▸ **TO DO**
Extract, in full, the lines below, beginning at the first and ending with the line that contains "(title) at (649,27)". Pictures do not belong in the copy.

>>>

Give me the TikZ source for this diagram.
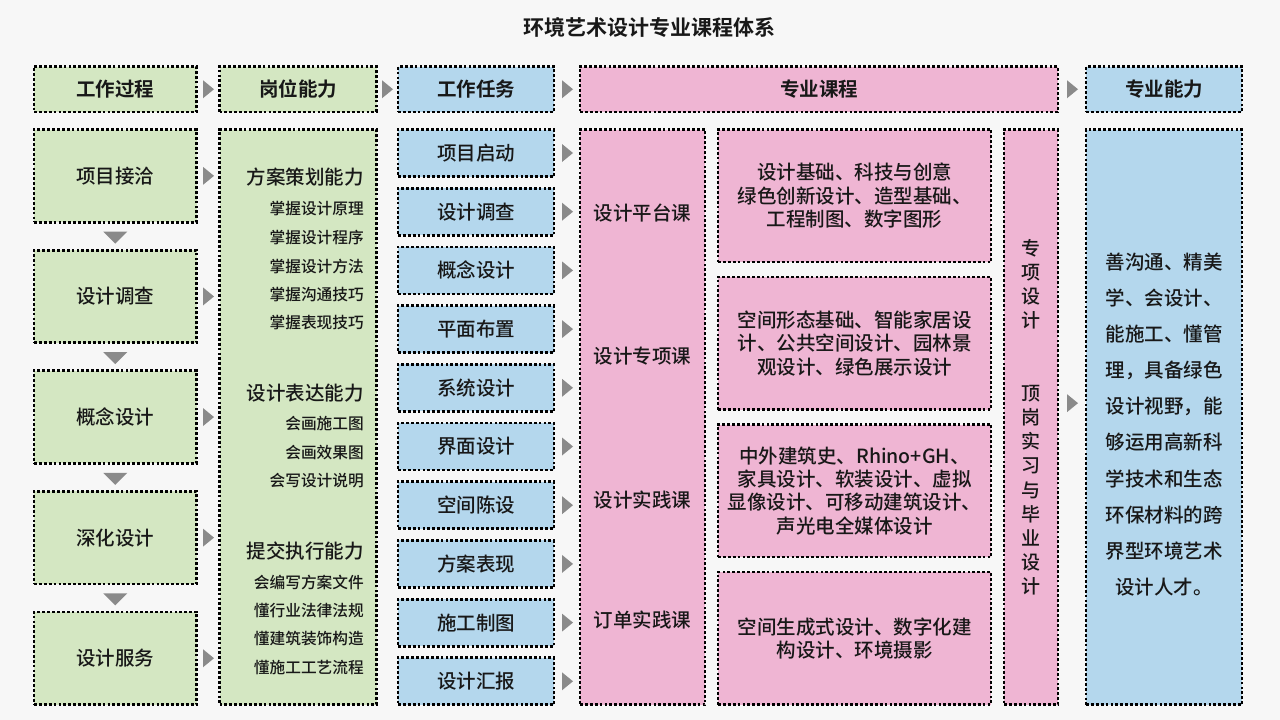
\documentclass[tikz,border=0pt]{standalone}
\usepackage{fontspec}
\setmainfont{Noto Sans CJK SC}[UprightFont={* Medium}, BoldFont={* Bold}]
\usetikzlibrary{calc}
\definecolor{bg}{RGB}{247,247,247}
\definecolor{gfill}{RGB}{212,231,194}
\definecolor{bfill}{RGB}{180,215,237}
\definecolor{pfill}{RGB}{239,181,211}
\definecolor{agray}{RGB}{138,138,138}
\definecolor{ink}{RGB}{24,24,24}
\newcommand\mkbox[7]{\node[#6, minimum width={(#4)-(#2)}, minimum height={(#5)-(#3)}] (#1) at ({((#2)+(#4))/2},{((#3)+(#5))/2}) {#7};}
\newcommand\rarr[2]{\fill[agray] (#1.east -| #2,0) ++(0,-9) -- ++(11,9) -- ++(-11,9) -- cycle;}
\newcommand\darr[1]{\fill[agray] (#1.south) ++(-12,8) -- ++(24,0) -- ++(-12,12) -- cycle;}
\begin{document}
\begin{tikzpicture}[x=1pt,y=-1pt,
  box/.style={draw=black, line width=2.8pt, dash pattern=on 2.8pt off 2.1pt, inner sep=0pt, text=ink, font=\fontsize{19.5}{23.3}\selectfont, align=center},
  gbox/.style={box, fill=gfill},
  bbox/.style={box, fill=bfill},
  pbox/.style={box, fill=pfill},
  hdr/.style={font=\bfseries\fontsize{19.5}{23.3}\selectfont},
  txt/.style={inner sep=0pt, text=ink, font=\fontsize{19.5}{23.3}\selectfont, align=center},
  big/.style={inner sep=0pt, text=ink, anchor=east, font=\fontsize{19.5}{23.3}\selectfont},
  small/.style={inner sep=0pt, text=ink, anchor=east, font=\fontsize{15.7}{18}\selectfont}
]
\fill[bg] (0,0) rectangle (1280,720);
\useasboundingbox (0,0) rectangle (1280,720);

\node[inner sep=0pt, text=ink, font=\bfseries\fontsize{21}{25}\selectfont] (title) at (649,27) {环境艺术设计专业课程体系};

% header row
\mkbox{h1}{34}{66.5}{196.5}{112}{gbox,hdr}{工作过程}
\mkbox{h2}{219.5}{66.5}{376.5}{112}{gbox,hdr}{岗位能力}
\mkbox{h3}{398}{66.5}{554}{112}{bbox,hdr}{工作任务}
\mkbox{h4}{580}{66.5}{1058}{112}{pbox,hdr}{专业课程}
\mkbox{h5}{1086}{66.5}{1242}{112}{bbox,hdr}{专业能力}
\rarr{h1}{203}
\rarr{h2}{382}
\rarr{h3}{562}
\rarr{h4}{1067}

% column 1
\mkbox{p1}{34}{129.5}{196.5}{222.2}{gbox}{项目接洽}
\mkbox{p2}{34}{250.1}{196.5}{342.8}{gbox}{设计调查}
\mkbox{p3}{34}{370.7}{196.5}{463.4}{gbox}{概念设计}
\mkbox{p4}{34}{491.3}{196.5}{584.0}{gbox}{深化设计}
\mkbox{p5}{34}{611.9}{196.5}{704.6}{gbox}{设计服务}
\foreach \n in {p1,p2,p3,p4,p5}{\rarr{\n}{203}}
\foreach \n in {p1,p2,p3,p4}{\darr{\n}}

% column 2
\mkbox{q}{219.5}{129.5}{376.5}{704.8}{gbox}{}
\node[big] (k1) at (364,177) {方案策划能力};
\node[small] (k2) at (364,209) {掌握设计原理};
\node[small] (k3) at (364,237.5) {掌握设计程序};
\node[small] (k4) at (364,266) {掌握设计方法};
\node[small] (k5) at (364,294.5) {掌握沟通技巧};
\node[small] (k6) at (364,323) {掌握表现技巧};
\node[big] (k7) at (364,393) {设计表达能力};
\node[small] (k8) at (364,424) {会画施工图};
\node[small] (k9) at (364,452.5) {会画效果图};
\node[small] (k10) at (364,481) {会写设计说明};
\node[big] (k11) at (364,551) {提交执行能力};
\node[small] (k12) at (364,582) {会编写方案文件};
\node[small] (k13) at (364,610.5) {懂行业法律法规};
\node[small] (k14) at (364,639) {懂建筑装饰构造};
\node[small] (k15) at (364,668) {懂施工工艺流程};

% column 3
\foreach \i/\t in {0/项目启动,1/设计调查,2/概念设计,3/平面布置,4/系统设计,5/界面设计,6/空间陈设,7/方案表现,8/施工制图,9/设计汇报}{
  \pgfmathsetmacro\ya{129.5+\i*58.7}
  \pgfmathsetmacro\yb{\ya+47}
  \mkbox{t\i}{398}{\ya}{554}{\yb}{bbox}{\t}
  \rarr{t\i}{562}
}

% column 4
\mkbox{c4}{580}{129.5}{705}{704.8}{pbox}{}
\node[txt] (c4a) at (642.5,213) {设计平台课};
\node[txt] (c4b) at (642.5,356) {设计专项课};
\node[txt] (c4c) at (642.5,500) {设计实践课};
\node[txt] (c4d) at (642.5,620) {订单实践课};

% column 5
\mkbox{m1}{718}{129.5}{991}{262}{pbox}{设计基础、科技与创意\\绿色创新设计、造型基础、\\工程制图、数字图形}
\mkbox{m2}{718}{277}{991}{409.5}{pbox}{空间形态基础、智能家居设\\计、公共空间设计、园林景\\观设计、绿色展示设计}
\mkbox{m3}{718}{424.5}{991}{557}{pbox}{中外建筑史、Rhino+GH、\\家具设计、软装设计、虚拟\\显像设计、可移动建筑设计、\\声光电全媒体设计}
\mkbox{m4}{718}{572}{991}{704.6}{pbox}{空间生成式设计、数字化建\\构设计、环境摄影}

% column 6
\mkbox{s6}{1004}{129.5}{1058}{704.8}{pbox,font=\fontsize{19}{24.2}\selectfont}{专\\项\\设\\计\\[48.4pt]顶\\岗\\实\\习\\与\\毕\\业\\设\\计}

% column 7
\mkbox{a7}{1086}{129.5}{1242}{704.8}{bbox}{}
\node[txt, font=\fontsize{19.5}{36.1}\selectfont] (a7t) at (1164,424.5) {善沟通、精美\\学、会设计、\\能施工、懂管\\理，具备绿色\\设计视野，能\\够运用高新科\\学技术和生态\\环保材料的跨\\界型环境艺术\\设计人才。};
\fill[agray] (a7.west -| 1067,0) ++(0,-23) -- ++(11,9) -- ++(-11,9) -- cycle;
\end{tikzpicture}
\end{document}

<<<

▸ **RESULT OF THE EXERCISE**
Give me the TikZ source for this diagram.
\documentclass[tikz,border=0pt]{standalone}
\usepackage{fontspec}
\setmainfont{Noto Sans CJK SC}[UprightFont={* Medium}, BoldFont={* Bold}]
\usetikzlibrary{calc}
\definecolor{bg}{RGB}{247,247,247}
\definecolor{gfill}{RGB}{212,231,194}
\definecolor{bfill}{RGB}{180,215,237}
\definecolor{pfill}{RGB}{239,181,211}
\definecolor{agray}{RGB}{138,138,138}
\definecolor{ink}{RGB}{24,24,24}
\newcommand\mkbox[7]{\node[#6, minimum width={(#4)-(#2)}, minimum height={(#5)-(#3)}] (#1) at ({((#2)+(#4))/2},{((#3)+(#5))/2}) {#7};}
\newcommand\rarr[2]{\fill[agray] (#1.east -| #2,0) ++(0,-9) -- ++(11,9) -- ++(-11,9) -- cycle;}
\newcommand\darr[1]{\fill[agray] (#1.south) ++(-12,8) -- ++(24,0) -- ++(-12,12) -- cycle;}
\begin{document}
\begin{tikzpicture}[x=1pt,y=-1pt,
  box/.style={draw=black, line width=2.8pt, dash pattern=on 2.8pt off 2.1pt, inner sep=0pt, text=ink, font=\fontsize{19.5}{23.3}\selectfont, align=center},
  gbox/.style={box, fill=gfill},
  bbox/.style={box, fill=bfill},
  pbox/.style={box, fill=pfill},
  hdr/.style={font=\bfseries\fontsize{19.5}{23.3}\selectfont},
  txt/.style={inner sep=0pt, text=ink, font=\fontsize{19.5}{23.3}\selectfont, align=center},
  big/.style={inner sep=0pt, text=ink, anchor=east, font=\fontsize{19.5}{23.3}\selectfont},
  small/.style={inner sep=0pt, text=ink, anchor=east, font=\fontsize{15.7}{18}\selectfont}
]
\fill[bg] (0,0) rectangle (1280,720);
\useasboundingbox (0,0) rectangle (1280,720);

\node[inner sep=0pt, text=ink, font=\bfseries\fontsize{21}{25}\selectfont] (title) at (649,27) {环境艺术设计专业课程体系};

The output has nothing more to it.